Образы, заимствованные из литературы и искусства, претерпевали такие же изменения: он упрощал или усиливал их ради того, чтобы наделить их способностью дарить душевный покой. Он произвольно менял названия стихотворений и картин. Он игнорировал несимпатичных ему персонажей и авторские идеи, противоречащие его собственным убеждениям. По примеру иллюстрированных книжек его детства он для большего эффекта подбирал слова к изображению, а изображение к словам. Он вписывал подходящие строки из литературных произведений и библейских текстов прямо на поля гравюр, которые, по воспоминаниям его бывшего наставника, оказывались в результате «буквально испещрены цитатами». Это бесконечное наслаивание словесных и зрительных образов доставляло ему такое удовольствие, что постепенно превратилось в главное средство познания окружающего мира и способ выживания в нем.
Прихожане методистской церкви Ричмонда одними из первых могли заметить путаницу, царившую в голове Винсента. В завершение своей первой проповеди он рассказал им о «великолепной» картине Боутона «Путь паломника». На самом деле картина, которую, скорее всего, имел в виду Винсент, называлась «С Богом! Пилигримы, отправляющиеся в Кентербери во времена Чосера». Он видел ее в Королевской академии в 1874 г. Его описание также не имело ничего общего с пейзажем на картине Боутона. Плоский горизонт и туманное небо превратились у Винсента в ослепительное зрелище холмов и гор на фоне живописного романтического заката («Серые облака с серебряными, золотыми и багряными прожилками»), а невысокие стены укрепленного города – в позаимствованный у Беньяна Небесный Град на вершине горы, озаренный лучами заходящего солнца. Девушка в белом одеянии, которая на картине Боутона дает путникам напиться, в воображении Винсента обернулась ангелом в черном, персонажем сказки Андерсена.
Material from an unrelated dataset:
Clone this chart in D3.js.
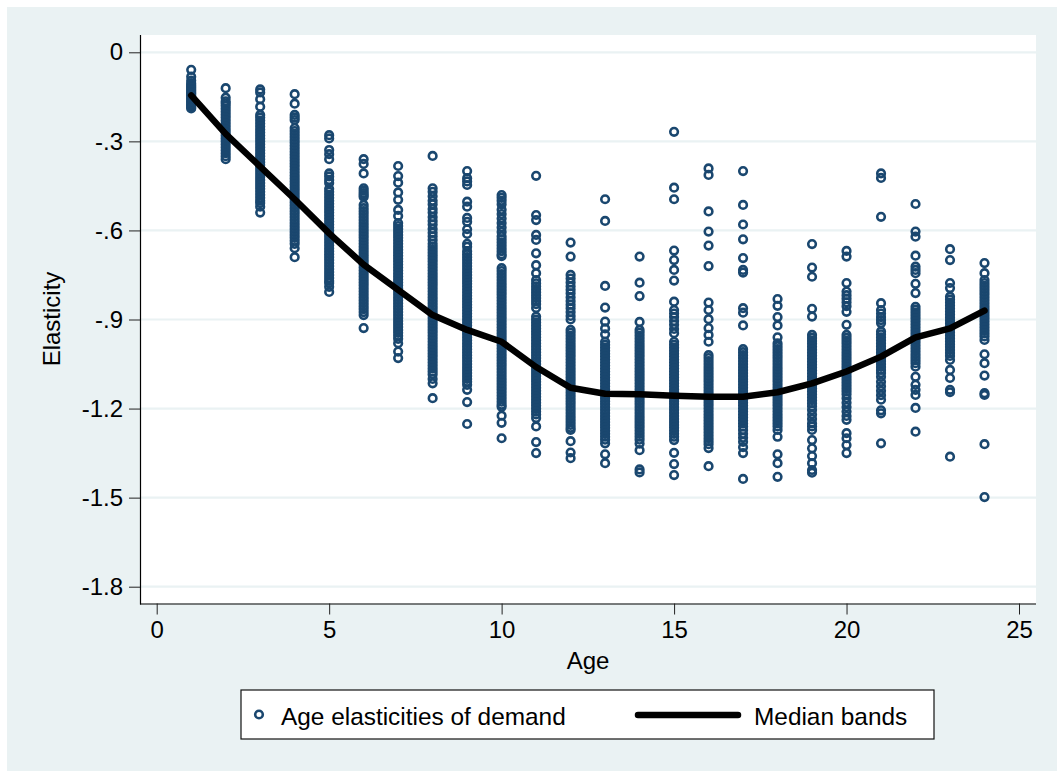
<!DOCTYPE html>
<html><head><meta charset="utf-8">
<script src="https://cdnjs.cloudflare.com/ajax/libs/d3/7.8.5/d3.min.js"></script>
<style>html,body{margin:0;padding:0;background:#fff}svg{display:block}text{font-family:"Liberation Sans",Arial,sans-serif;fill:#000}</style>
</head><body><svg id="c" width="1057" height="771"></svg>
<script>
const xTicks=[0,5,10,15,20,25];
const yTicks=[0,-.3,-.6,-.9,-1.2,-1.5,-1.8];
const yTickLabels=["0","-.3","-.6","-.9","-1.2","-1.5","-1.8"];
const xTitle="Age", yTitle="Elasticity";
const legendLabels=["Age elasticities of demand","Median bands"];
const medianAges=[1,2,3,4,5,6,7,8,9,10,11,12,13,14,15,16,17,18,19,20,21,22,23,24];
const medianBands=[-.145,-.275,-.385,-.495,-.61,-.715,-.80,-.885,-.935,-.975,-1.06,-1.13,-1.15,-1.152,-1.157,-1.16,-1.16,-1.145,-1.115,-1.075,-1.025,-.96,-.93,-.87];
const age1=[-.059,-.082,-.095,-.104,-.11,-.115,-.12,-.125,-.13,-.135,-.14,-.145,-.15,-.155,-.16,-.165,-.17,-.175,-.18,-.185,-.189];
const age2=[-.121,-.153,-.165,-.172,-.18,-.19,-.2,-.21,-.22,-.23,-.24,-.25,-.26,-.27,-.28,-.29,-.3,-.31,-.32,-.33,-.34,-.35,-.36];
const age3=[-.125,-.135,-.158,-.183,-.211,-.22,-.23,-.24,-.25,-.26,-.27,-.28,-.29,-.3,-.31,-.32,-.33,-.34,-.35,-.36,-.37,-.38,-.39,-.4,-.41,-.42,-.43,-.44,-.45,-.46,-.47,-.48,-.49,-.5,-.508,-.52,-.54];
const age4=[-.141,-.173,-.211,-.22,-.228,-.255,-.265,-.275,-.285,-.295,-.305,-.315,-.325,-.335,-.345,-.355,-.365,-.375,-.385,-.395,-.405,-.415,-.425,-.435,-.445,-.455,-.465,-.475,-.485,-.495,-.505,-.515,-.525,-.535,-.545,-.555,-.565,-.575,-.585,-.595,-.605,-.615,-.625,-.635,-.645,-.66,-.69];
const age5=[-.279,-.29,-.329,-.343,-.36,-.408,-.418,-.43,-.44,-.46,-.47,-.48,-.49,-.5,-.51,-.52,-.53,-.54,-.55,-.56,-.57,-.58,-.59,-.6,-.61,-.62,-.63,-.64,-.65,-.66,-.67,-.68,-.69,-.7,-.71,-.72,-.73,-.74,-.75,-.76,-.77,-.777,-.79,-.807];
const age6=[-.36,-.376,-.408,-.458,-.466,-.474,-.481,-.487,-.514,-.525,-.535,-.545,-.555,-.565,-.575,-.585,-.595,-.605,-.615,-.625,-.635,-.645,-.655,-.665,-.675,-.685,-.695,-.705,-.715,-.725,-.735,-.745,-.755,-.765,-.775,-.785,-.795,-.805,-.815,-.825,-.835,-.845,-.855,-.865,-.875,-.885,-.929];
const age7=[-.383,-.417,-.439,-.472,-.497,-.531,-.551,-.575,-.585,-.595,-.605,-.615,-.625,-.635,-.645,-.655,-.665,-.675,-.685,-.695,-.705,-.715,-.725,-.735,-.745,-.755,-.765,-.775,-.785,-.795,-.805,-.815,-.825,-.835,-.845,-.855,-.865,-.875,-.885,-.895,-.905,-.915,-.925,-.935,-.945,-.955,-.965,-.98,-1.008,-1.03];
const age8=[-.349,-.458,-.47,-.485,-.5,-.512,-.528,-.54,-.555,-.568,-.58,-.595,-.608,-.62,-.632,-.645,-.655,-.665,-.675,-.685,-.695,-.705,-.715,-.725,-.735,-.745,-.755,-.765,-.775,-.785,-.795,-.805,-.815,-.825,-.835,-.845,-.855,-.865,-.875,-.885,-.895,-.905,-.915,-.925,-.935,-.945,-.955,-.965,-.975,-.985,-.995,-1.005,-1.015,-1.025,-1.035,-1.045,-1.055,-1.065,-1.075,-1.085,-1.1,-1.115,-1.165];
const age9=[-.40,-.424,-.435,-.447,-.503,-.52,-.558,-.571,-.596,-.612,-.645,-.655,-.67,-.68,-.69,-.70,-.71,-.72,-.73,-.74,-.75,-.76,-.77,-.78,-.79,-.80,-.81,-.82,-.83,-.84,-.85,-.86,-.87,-.88,-.89,-.90,-.91,-.92,-.93,-.94,-.95,-.96,-.97,-.98,-.99,-1.0,-1.01,-1.02,-1.03,-1.04,-1.05,-1.06,-1.07,-1.08,-1.09,-1.10,-1.11,-1.12,-1.137,-1.178,-1.252];
const age10=[-.481,-.49,-.5,-.512,-.53,-.545,-.56,-.575,-.59,-.605,-.62,-.63,-.64,-.65,-.66,-.67,-.68,-.687,-.727,-.737,-.747,-.757,-.767,-.777,-.787,-.797,-.807,-.817,-.827,-.837,-.847,-.857,-.867,-.877,-.887,-.897,-.907,-.917,-.927,-.937,-.947,-.957,-.967,-.977,-.987,-.997,-1.007,-1.017,-1.027,-1.037,-1.047,-1.057,-1.067,-1.077,-1.087,-1.097,-1.107,-1.117,-1.127,-1.137,-1.147,-1.157,-1.167,-1.177,-1.187,-1.194,-1.224,-1.248,-1.30];
const age11=[-.416,-.548,-.565,-.615,-.632,-.677,-.717,-.744,-.767,-.778,-.788,-.798,-.808,-.818,-.828,-.838,-.848,-.861,-.89,-.90,-.91,-.92,-.93,-.94,-.95,-.96,-.97,-.98,-.99,-1.0,-1.01,-1.02,-1.03,-1.04,-1.05,-1.06,-1.07,-1.08,-1.09,-1.10,-1.11,-1.12,-1.13,-1.14,-1.15,-1.16,-1.17,-1.18,-1.19,-1.20,-1.21,-1.22,-1.232,-1.26,-1.313,-1.35];
const age12=[-.641,-.688,-.75,-.762,-.775,-.788,-.80,-.812,-.825,-.838,-.85,-.862,-.875,-.888,-.90,-.935,-.945,-.955,-.965,-.975,-.985,-.995,-1.005,-1.015,-1.025,-1.035,-1.045,-1.055,-1.065,-1.075,-1.085,-1.095,-1.105,-1.115,-1.125,-1.135,-1.145,-1.155,-1.165,-1.175,-1.185,-1.195,-1.205,-1.215,-1.225,-1.235,-1.245,-1.255,-1.265,-1.272,-1.31,-1.348,-1.367];
const age13=[-.495,-.568,-.787,-.86,-.907,-.93,-.95,-.975,-.985,-.995,-1.005,-1.015,-1.025,-1.035,-1.045,-1.055,-1.065,-1.075,-1.085,-1.095,-1.105,-1.115,-1.125,-1.135,-1.145,-1.155,-1.165,-1.175,-1.185,-1.195,-1.205,-1.215,-1.225,-1.235,-1.245,-1.255,-1.265,-1.275,-1.285,-1.295,-1.305,-1.317,-1.354,-1.384];
const age14=[-.688,-.776,-.821,-.908,-.935,-.945,-.955,-.965,-.975,-.985,-.995,-1.005,-1.015,-1.025,-1.035,-1.045,-1.055,-1.065,-1.075,-1.085,-1.095,-1.105,-1.115,-1.125,-1.135,-1.145,-1.155,-1.165,-1.175,-1.185,-1.195,-1.205,-1.215,-1.225,-1.235,-1.245,-1.255,-1.265,-1.275,-1.285,-1.295,-1.305,-1.318,-1.34,-1.405,-1.415];
const age15=[-.268,-.456,-.495,-.668,-.70,-.733,-.769,-.84,-.868,-.88,-.892,-.905,-.918,-.932,-.946,-.975,-.985,-.995,-1.005,-1.015,-1.025,-1.035,-1.045,-1.055,-1.065,-1.075,-1.085,-1.095,-1.105,-1.115,-1.125,-1.135,-1.145,-1.155,-1.165,-1.175,-1.185,-1.195,-1.205,-1.215,-1.225,-1.235,-1.245,-1.255,-1.265,-1.275,-1.285,-1.295,-1.306,-1.349,-1.387,-1.424];
const age16=[-.391,-.413,-.536,-.604,-.651,-.72,-.843,-.868,-.899,-.929,-.952,-.975,-1.02,-1.03,-1.04,-1.05,-1.06,-1.07,-1.08,-1.09,-1.10,-1.11,-1.12,-1.13,-1.14,-1.15,-1.16,-1.17,-1.18,-1.19,-1.20,-1.21,-1.22,-1.23,-1.24,-1.25,-1.26,-1.27,-1.28,-1.29,-1.30,-1.31,-1.32,-1.333,-1.394];
const age17=[-.40,-.514,-.58,-.63,-.693,-.733,-.742,-.862,-.877,-.92,-1.0,-1.01,-1.02,-1.03,-1.04,-1.05,-1.06,-1.07,-1.08,-1.09,-1.10,-1.11,-1.12,-1.13,-1.14,-1.15,-1.16,-1.17,-1.18,-1.19,-1.20,-1.21,-1.22,-1.23,-1.24,-1.25,-1.26,-1.272,-1.285,-1.298,-1.312,-1.33,-1.35,-1.437];
const age18=[-.831,-.854,-.892,-.92,-.96,-.98,-.99,-1.0,-1.01,-1.02,-1.03,-1.04,-1.05,-1.06,-1.07,-1.08,-1.09,-1.10,-1.11,-1.12,-1.13,-1.14,-1.15,-1.16,-1.17,-1.18,-1.19,-1.20,-1.21,-1.22,-1.23,-1.24,-1.25,-1.26,-1.272,-1.295,-1.354,-1.384,-1.43];
const age19=[-.646,-.725,-.756,-.864,-.89,-.952,-.962,-.972,-.982,-.992,-1.002,-1.012,-1.022,-1.032,-1.042,-1.052,-1.062,-1.072,-1.082,-1.092,-1.102,-1.112,-1.122,-1.132,-1.142,-1.152,-1.162,-1.172,-1.182,-1.192,-1.205,-1.22,-1.235,-1.25,-1.26,-1.272,-1.306,-1.334,-1.36,-1.384,-1.407,-1.416];
const age20=[-.669,-.688,-.777,-.806,-.818,-.83,-.842,-.855,-.874,-.918,-.952,-.962,-.972,-.982,-.992,-1.002,-1.012,-1.022,-1.032,-1.042,-1.052,-1.062,-1.072,-1.082,-1.092,-1.102,-1.112,-1.122,-1.132,-1.142,-1.152,-1.165,-1.18,-1.195,-1.21,-1.225,-1.238,-1.283,-1.30,-1.323,-1.35];
const age21=[-.408,-.423,-.554,-.845,-.868,-.88,-.892,-.902,-.912,-.94,-.95,-.96,-.97,-.98,-.99,-1.0,-1.01,-1.02,-1.03,-1.04,-1.05,-1.06,-1.07,-1.08,-1.093,-1.11,-1.125,-1.14,-1.155,-1.17,-1.206,-1.216,-1.317];
const age22=[-.511,-.604,-.621,-.685,-.722,-.733,-.744,-.78,-.811,-.857,-.867,-.877,-.887,-.897,-.907,-.917,-.927,-.937,-.947,-.957,-.967,-.977,-.987,-.997,-1.007,-1.017,-1.027,-1.037,-1.047,-1.059,-1.093,-1.12,-1.137,-1.154,-1.198,-1.278];
const age23=[-.663,-.70,-.777,-.794,-.823,-.833,-.843,-.853,-.863,-.873,-.883,-.893,-.903,-.913,-.923,-.933,-.943,-.953,-.963,-.973,-.983,-.993,-1.003,-1.013,-1.023,-1.036,-1.07,-1.097,-1.137,-1.145,-1.362];
const age24=[-.71,-.744,-.767,-.777,-.787,-.797,-.807,-.817,-.827,-.837,-.847,-.857,-.867,-.877,-.887,-.897,-.907,-.917,-.927,-.937,-.947,-.957,-.969,-1.017,-1.047,-1.089,-1.148,-1.154,-1.32,-1.498];
const ageSeries=[age1,age2,age3,age4,age5,age6,age7,age8,age9,age10,age11,age12,age13,age14,age15,age16,age17,age18,age19,age20,age21,age22,age23,age24];

const bg="#eaf2f3", blue="#1a476f";
const svg=d3.select("#c");
svg.append("rect").attr("x",7).attr("y",7).attr("width",1050).attr("height",764).attr("fill",bg);
const L=140,R=1036,T=35,B=603.5;
svg.append("rect").attr("x",L).attr("y",T).attr("width",R-L).attr("height",B-T).attr("fill","#fff");
const x=d3.scaleLinear().domain([0,25]).range([156.7,1019]);
const y=d3.scaleLinear().domain([0,-1.8]).range([52.3,586.7]);

svg.append("g").selectAll("line").data(yTicks).join("line")
 .attr("x1",L).attr("x2",R).attr("y1",d=>y(d)).attr("y2",d=>y(d))
 .attr("stroke",bg).attr("stroke-width",2.2);

const pts=ageSeries.flatMap((vals,i)=>vals.map(v=>({a:i+1,v})));
const ringR=3.8, ringW=2.6;
svg.append("g").selectAll("circle").data(pts).join("circle")
 .attr("cx",d=>x(d.a)).attr("cy",d=>y(d.v)).attr("r",ringR)
 .attr("fill","none").attr("stroke",blue).attr("stroke-width",ringW);

const line=d3.line().x((d,i)=>x(medianAges[i])).y(d=>y(d));
svg.append("path").attr("d",line(medianBands)).attr("fill","none")
 .attr("stroke","#000").attr("stroke-width",6.5).attr("stroke-linecap","round").attr("stroke-linejoin","round");

const ax=d3.axisBottom(x).tickValues(xTicks).tickSize(11).tickPadding(6).tickFormat(d3.format("d"));
const gx=svg.append("g").attr("transform",`translate(0,${B})`).call(ax);
gx.select(".domain").attr("d",`M${L},0.5H${R}`).attr("stroke","#000").attr("stroke-width",1.2);
gx.selectAll("line").attr("stroke","#222").attr("stroke-width",1);
gx.selectAll("text").attr("font-size",24).attr("font-family",'"Liberation Sans",Arial,sans-serif');

const ay=d3.axisLeft(y).tickValues(yTicks).tickSize(11).tickPadding(6).tickFormat((d,i)=>yTickLabels[i]);
const gy=svg.append("g").attr("transform",`translate(${L},0)`).call(ay);
gy.select(".domain").attr("d",`M0.5,${T}V${B+1}`).attr("stroke","#000").attr("stroke-width",1.2);
gy.selectAll("line").attr("stroke","#222").attr("stroke-width",1);
gy.selectAll("text").attr("font-size",24).attr("font-family",'"Liberation Sans",Arial,sans-serif');

svg.append("text").attr("x",588).attr("y",669).attr("text-anchor","middle").attr("font-size",24).text(xTitle);
svg.append("text").attr("transform","translate(60,319) rotate(-90)").attr("text-anchor","middle").attr("font-size",24).text(yTitle);

const lg=svg.append("g");
lg.append("rect").attr("x",241).attr("y",690).attr("width",693).attr("height",49).attr("fill","#fff").attr("stroke","#111").attr("stroke-width",1.2);
lg.append("circle").attr("cx",259).attr("cy",714.5).attr("r",ringR).attr("fill","none").attr("stroke",blue).attr("stroke-width",ringW);
lg.append("text").attr("x",281).attr("y",725).attr("font-size",24.4).text(legendLabels[0]);
lg.append("line").attr("x1",638).attr("x2",738).attr("y1",715).attr("y2",715).attr("stroke","#000").attr("stroke-width",6.5).attr("stroke-linecap","round");
lg.append("text").attr("x",754).attr("y",725).attr("font-size",24.4).text(legendLabels[1]);
</script></body></html>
В этом смешении искусства, литературы и Священного Писания главную роль играл сам Винсент, его личность. На картине, созданной его воображением, ангел дарует утешение не группе людей, но одинокому пилигриму, обессиленному после долгого пути. Персонажи изъясняются его любимыми стихами, и неунывающий пилигрим продолжает свой путь, верный завету: «Нас огорчают, а мы всегда радуемся».
Лишь таким способом, объединив реальное, изображенное и воображаемое, Винсент мог подобраться к истинному источнику своего горя и в то же время единственному источнику утешения – к своей семье. В проповедях и сказках на ночь он отождествлял себя с тем одиноким пилигримом на картине Боутона, он чувствовал себя блудным сыном и хотел бы, чтобы снова и снова отец принимал его в свои объятия, как на картине Шеффера. Образы его родных, да и его собственный, смешивались с образами литературных героев и персонажами живописных произведений: так, брат Тео представал в образе героя-революционера, дядя Сент – в образе бюргера Золотого века с гравюры Рембрандта, а мать и отец – в образе нежных, заботливых родителей из стихотворения Джордж Элиот. Любая картина из жизни счастливой семьи напоминала ему о детских годах в Зюндерте; он воображал себя то жестоко разлученным с любящей семьей рекрутом из произведения Консианса, то пастором-диссентером из «Феликса Холта» Элиот, то пилигримом Беньяна.
В конце концов, для Винсента в этом и заключалась утешительная сила искусства и религии: и то и другое служили ему источником образов примирения и искупления, благодаря которым он мог в новом свете увидеть собственную жизнь, полную горечи и неудач. Подчеркнуто личный, исповедальный характер проповеди Винсента наверняка поразил его слушателей. «Забудет ли женщина грудное дитя свое, чтобы не пожалеть сына чрева своего?» – громко вопрошал он словами пророка Исаии. Постоянное смешение Отца Небесного и земного отца, Сына Божьего и человеческого сына придали самому христианству в устах Винсента автобиографический характер. «В природе каждого истинного сына, – писал он, – действительно есть что-то от того сына из притчи, который „был мертв и ожил“».
Мысль о неразрывной связи семьи и религии с тех пор воцарилась в его воображении и в его искусстве и в конце концов подорвала его душевное здоровье. Евангельскую возможность искупления Винсент воспринимал как надежду на прощение, как обещание примирения с родными. «Тот, кто над нами, – уверял он Тео, – может сделать нас братьями для нашего отца». Радость, которую он испытал, уверовав в это обещание, с тех пор составляла основу его благочестия. Именно узнавание знакомой мелодии любви и принадлежности к семье могло умилить Винсента до слез (что случалось нередко), когда он читал книгу или любовался живописью.